ふたご座
回復への希求
「ぞろぞろと」
今週のふたご座は、「黒猫の子のぞろぞろと月夜かな」(飯田龍太)という句のごとし。あるいは、切実な願いや祈りを秘かに込めていくような星回り。
親猫のあとに続いて歩く、何匹もの黒猫の子どもたち。月の美しさに浮かれているのか、それとも月のもたらす不思議なちからに突き動かされているのか。
「子のぞろぞろと」という中七の言い方も、作者のこみあげる笑みや驚きが率直に現われていて微笑ましい。そういう意味では、ずいぶん分かりやすく素朴な句のようにも思えますが、案外この句が立っている場所は深いように思います。
もともと日本では平安時代初期の書物に天皇が黒猫を飼っていたという記述があったり、江戸時代にも「黒猫を飼うと結核が治る」とうわさが広まって黒猫ブームが起きたりと、もともと縁起のいい存在とされ、重宝されてきた歴史がありました。

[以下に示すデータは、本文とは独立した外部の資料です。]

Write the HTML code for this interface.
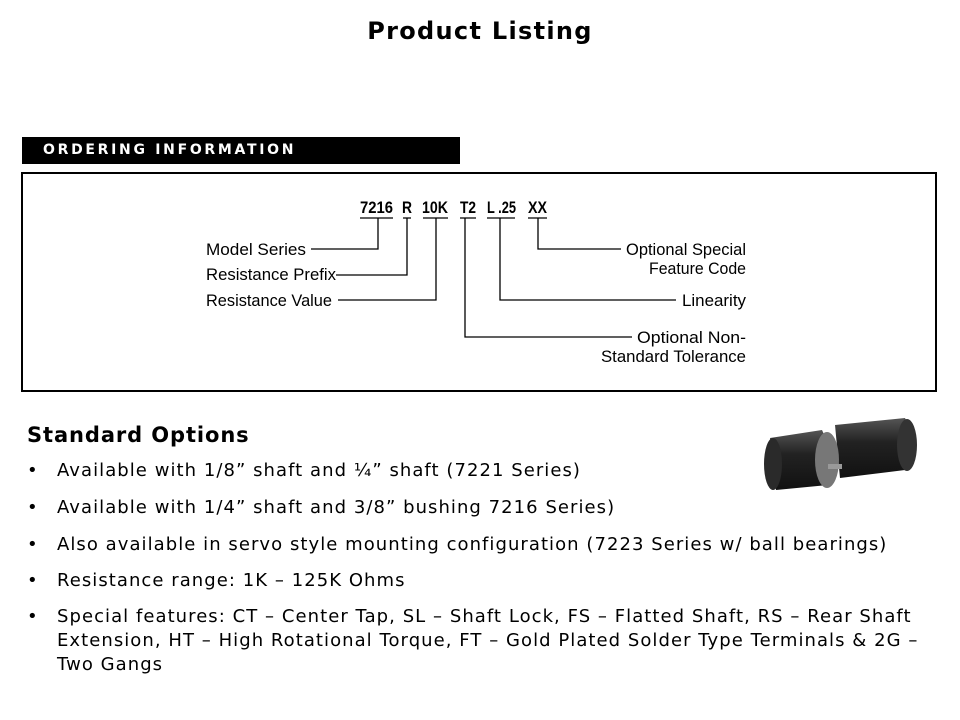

俳人の四男であった作者には、兄たちが病いや戦争で次々と亡くなった結果、父の跡を継いで俳人となったという経緯があり、掲句もまたそうした父と子をめぐる複雑な歴史を背景とした、日常の平安への祈りや願いが込められているのではないでしょうか。
9月23日にふたご座から数えて「再誕」を意味する5番目のてんびん座へ太陽が移る秋分を迎えていく今週のあなたもまた、自身の傷ついた魂の回復や癒しといったテーマに取り組んでいくことになるかも知れません。
人生の「この先」
カルミネ・アバーテの『帰郷の祭り』という自伝的小説では、貧しい南イタリアから外国へと出稼ぎに行った労働者の、故郷やそこで待つ家族への狂おしいほどの郷愁が、少年の目を通して語られていきます。
「ずっと前から、僕には分かっていた。僕たちみんなのために、僕たちの未来のために、フランスで生活する父さんがどれほどの犠牲を捧げているか」
彼らにとって、故郷とは「こんなに近くに感じているのに、失われてしまったもの」として存在しており、ほとんどの人が当たり前だと感じている「今ここ」さえも、政治や自然など大きな力の前では否応なく、時に永遠に、喪失を余儀なくされてしまうのです。
そしてこれは何も遠い異国のきわめて珍しい例外的エピソードなどではなく、 現代の日本人においても、もはやいつ何時でも起こり得る「分断」的事態であり、特に現在のようなコロナ禍では特にそうした断絶やその痛みを感じやすいのではないでしょうか。
同様に今週のふたご座もまた、結局のところ自分がいま心の底から欲しているものが何なのかということが、浮き彫りになっていきそうです。